Transcribe the stretch of entries below from the line with "Clone this diagram in TikZ." through the line with "(scancol) at (184,614)", exactly and with both ends included; leave out all other lines.

Code that draws figures
• • • • •

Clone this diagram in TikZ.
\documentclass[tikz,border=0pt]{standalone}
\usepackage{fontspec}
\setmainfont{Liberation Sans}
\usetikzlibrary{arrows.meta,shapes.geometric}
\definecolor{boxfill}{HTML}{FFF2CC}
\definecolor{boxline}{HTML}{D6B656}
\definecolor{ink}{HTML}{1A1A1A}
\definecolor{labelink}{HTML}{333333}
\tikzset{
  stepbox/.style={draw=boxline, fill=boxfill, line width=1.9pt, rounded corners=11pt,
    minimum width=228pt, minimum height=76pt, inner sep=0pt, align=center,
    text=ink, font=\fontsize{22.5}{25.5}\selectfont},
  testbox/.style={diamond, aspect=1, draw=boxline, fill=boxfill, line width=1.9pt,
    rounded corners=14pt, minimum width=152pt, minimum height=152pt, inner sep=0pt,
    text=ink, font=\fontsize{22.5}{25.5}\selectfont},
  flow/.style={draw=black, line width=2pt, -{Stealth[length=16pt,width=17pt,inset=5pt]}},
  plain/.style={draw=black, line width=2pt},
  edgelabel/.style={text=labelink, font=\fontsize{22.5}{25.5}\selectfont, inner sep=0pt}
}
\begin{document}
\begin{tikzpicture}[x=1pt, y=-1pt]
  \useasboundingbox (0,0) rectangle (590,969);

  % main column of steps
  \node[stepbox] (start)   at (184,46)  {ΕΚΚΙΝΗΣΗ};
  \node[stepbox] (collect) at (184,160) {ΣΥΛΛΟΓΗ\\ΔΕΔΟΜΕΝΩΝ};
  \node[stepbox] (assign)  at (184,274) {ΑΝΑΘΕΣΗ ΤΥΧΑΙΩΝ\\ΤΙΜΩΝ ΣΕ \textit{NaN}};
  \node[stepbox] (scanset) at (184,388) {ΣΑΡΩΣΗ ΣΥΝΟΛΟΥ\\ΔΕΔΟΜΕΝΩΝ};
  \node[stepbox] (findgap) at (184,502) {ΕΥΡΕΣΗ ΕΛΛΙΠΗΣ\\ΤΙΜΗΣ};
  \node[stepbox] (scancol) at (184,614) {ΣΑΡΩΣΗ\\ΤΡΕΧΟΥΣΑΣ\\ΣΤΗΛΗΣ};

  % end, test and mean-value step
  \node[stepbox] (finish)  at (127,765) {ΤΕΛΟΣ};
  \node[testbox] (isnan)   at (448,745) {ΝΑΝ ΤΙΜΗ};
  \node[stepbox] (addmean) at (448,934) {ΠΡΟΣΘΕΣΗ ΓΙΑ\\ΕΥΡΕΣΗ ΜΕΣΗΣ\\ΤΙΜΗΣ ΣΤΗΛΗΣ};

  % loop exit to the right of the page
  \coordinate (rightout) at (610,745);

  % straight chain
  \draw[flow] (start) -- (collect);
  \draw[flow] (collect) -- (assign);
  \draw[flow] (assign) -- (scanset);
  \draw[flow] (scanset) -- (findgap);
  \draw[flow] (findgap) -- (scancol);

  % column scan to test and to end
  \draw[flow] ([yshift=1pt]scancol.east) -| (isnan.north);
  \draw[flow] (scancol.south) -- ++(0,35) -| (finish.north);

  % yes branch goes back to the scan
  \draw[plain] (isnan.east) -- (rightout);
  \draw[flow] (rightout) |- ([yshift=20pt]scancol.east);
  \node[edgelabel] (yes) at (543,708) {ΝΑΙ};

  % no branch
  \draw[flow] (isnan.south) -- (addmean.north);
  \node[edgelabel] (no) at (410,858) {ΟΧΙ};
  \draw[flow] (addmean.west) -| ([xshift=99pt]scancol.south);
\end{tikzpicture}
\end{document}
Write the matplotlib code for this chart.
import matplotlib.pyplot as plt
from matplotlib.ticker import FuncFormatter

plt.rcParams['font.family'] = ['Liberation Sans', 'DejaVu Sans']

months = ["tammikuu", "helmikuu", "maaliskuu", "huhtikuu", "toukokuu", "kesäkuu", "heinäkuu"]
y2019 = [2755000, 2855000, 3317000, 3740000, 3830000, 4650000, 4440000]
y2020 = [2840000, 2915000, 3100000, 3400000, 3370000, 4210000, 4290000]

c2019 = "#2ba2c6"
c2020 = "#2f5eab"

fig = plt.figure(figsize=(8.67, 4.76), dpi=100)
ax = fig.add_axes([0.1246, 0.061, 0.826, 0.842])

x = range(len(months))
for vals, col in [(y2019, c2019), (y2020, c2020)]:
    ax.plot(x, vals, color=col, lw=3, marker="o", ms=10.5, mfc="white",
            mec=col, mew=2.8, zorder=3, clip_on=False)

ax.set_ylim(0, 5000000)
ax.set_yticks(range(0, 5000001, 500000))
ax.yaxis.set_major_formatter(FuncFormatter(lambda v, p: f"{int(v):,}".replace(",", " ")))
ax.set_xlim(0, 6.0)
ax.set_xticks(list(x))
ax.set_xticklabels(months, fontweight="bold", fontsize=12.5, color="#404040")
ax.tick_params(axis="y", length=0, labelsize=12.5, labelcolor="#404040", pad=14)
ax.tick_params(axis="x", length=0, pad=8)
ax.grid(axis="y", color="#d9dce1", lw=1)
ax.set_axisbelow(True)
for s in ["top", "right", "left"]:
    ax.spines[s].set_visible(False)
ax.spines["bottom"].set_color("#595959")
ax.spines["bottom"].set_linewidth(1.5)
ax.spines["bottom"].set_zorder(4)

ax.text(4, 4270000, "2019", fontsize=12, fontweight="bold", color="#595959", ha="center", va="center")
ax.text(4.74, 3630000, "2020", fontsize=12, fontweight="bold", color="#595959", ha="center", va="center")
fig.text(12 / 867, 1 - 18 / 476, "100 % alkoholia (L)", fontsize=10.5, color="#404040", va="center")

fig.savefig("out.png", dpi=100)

• • • • •

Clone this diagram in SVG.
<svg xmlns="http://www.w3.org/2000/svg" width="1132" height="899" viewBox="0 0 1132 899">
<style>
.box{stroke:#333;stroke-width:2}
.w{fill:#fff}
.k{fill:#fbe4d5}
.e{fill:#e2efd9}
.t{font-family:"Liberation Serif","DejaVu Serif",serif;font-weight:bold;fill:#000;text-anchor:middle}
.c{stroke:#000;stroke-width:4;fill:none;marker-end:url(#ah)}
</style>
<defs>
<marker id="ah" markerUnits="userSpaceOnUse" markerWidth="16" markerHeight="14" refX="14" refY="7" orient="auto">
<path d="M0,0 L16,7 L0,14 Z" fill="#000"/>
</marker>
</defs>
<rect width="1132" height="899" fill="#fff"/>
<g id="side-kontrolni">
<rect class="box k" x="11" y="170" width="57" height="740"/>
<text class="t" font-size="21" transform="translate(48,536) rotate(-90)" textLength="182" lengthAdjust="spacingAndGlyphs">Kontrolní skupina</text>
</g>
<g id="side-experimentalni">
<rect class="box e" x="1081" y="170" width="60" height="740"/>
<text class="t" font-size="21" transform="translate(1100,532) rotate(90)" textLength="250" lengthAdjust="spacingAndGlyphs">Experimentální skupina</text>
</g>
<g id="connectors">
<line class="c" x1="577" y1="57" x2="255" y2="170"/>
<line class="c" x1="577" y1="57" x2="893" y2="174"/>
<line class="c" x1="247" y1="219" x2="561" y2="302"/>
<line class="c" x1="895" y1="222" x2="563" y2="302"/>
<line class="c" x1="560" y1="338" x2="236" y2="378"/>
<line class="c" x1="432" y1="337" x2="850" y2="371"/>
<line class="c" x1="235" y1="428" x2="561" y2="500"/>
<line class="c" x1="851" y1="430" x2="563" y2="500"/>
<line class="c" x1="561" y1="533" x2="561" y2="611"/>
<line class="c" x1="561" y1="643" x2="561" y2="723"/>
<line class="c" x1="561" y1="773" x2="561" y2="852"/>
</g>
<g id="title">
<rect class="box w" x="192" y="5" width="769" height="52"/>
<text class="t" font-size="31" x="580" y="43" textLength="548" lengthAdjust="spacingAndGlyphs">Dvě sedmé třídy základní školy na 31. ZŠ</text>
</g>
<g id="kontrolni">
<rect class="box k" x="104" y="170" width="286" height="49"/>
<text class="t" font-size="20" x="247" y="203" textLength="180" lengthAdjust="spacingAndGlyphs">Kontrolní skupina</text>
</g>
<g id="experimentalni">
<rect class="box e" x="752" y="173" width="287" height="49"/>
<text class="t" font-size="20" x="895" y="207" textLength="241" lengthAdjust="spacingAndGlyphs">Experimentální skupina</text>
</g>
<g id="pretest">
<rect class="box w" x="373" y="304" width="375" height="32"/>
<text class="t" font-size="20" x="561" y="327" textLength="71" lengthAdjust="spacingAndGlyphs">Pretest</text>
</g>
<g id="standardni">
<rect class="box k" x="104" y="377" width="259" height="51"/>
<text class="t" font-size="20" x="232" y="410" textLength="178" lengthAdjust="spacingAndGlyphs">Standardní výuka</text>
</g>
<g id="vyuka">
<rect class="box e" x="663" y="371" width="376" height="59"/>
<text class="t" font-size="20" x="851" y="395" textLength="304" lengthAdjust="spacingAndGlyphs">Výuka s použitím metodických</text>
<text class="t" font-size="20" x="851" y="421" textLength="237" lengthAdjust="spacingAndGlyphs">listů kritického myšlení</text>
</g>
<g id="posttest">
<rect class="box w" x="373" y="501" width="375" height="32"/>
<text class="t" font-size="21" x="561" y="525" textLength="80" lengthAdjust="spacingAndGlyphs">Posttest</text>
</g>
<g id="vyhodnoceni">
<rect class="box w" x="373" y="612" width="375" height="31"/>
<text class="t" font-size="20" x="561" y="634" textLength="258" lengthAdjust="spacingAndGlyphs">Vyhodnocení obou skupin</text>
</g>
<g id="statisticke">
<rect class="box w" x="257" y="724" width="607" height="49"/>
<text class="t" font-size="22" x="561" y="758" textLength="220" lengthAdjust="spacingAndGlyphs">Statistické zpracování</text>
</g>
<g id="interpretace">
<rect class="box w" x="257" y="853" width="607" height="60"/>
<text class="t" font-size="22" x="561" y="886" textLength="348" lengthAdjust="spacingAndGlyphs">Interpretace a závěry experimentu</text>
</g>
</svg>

• • • • •

# CORRECT RESPONSE:
Clone this diagram in TikZ.
\documentclass[tikz,border=0pt]{standalone}
\usepackage{fontspec}
\setmainfont{Liberation Sans}
\usetikzlibrary{arrows.meta,shapes.geometric}
\definecolor{boxfill}{HTML}{FFF2CC}
\definecolor{boxline}{HTML}{D6B656}
\definecolor{ink}{HTML}{1A1A1A}
\definecolor{labelink}{HTML}{333333}
\tikzset{
  stepbox/.style={draw=boxline, fill=boxfill, line width=1.9pt, rounded corners=11pt,
    minimum width=228pt, minimum height=76pt, inner sep=0pt, align=center,
    text=ink, font=\fontsize{22.5}{25.5}\selectfont},
  testbox/.style={diamond, aspect=1, draw=boxline, fill=boxfill, line width=1.9pt,
    rounded corners=14pt, minimum width=152pt, minimum height=152pt, inner sep=0pt,
    text=ink, font=\fontsize{22.5}{25.5}\selectfont},
  flow/.style={draw=black, line width=2pt, -{Stealth[length=16pt,width=17pt,inset=5pt]}},
  plain/.style={draw=black, line width=2pt},
  edgelabel/.style={text=labelink, font=\fontsize{22.5}{25.5}\selectfont, inner sep=0pt}
}
\begin{document}
\begin{tikzpicture}[x=1pt, y=-1pt]
  \useasboundingbox (0,0) rectangle (590,969);

  % main column of steps
  \node[stepbox] (start)   at (184,46)  {ΕΚΚΙΝΗΣΗ};
  \node[stepbox] (collect) at (184,160) {ΣΥΛΛΟΓΗ\\ΔΕΔΟΜΕΝΩΝ};
  \node[stepbox] (assign)  at (184,274) {ΑΝΑΘΕΣΗ ΤΥΧΑΙΩΝ\\ΤΙΜΩΝ ΣΕ \textit{NaN}};
  \node[stepbox] (scanset) at (184,388) {ΣΑΡΩΣΗ ΣΥΝΟΛΟΥ\\ΔΕΔΟΜΕΝΩΝ};
  \node[stepbox] (findgap) at (184,502) {ΕΥΡΕΣΗ ΕΛΛΙΠΗΣ\\ΤΙΜΗΣ};
  \node[stepbox] (scancol) at (184,614) {ΣΑΡΩΣΗ\\ΤΡΕΧΟΥΣΑΣ\\ΣΤΗΛΗΣ};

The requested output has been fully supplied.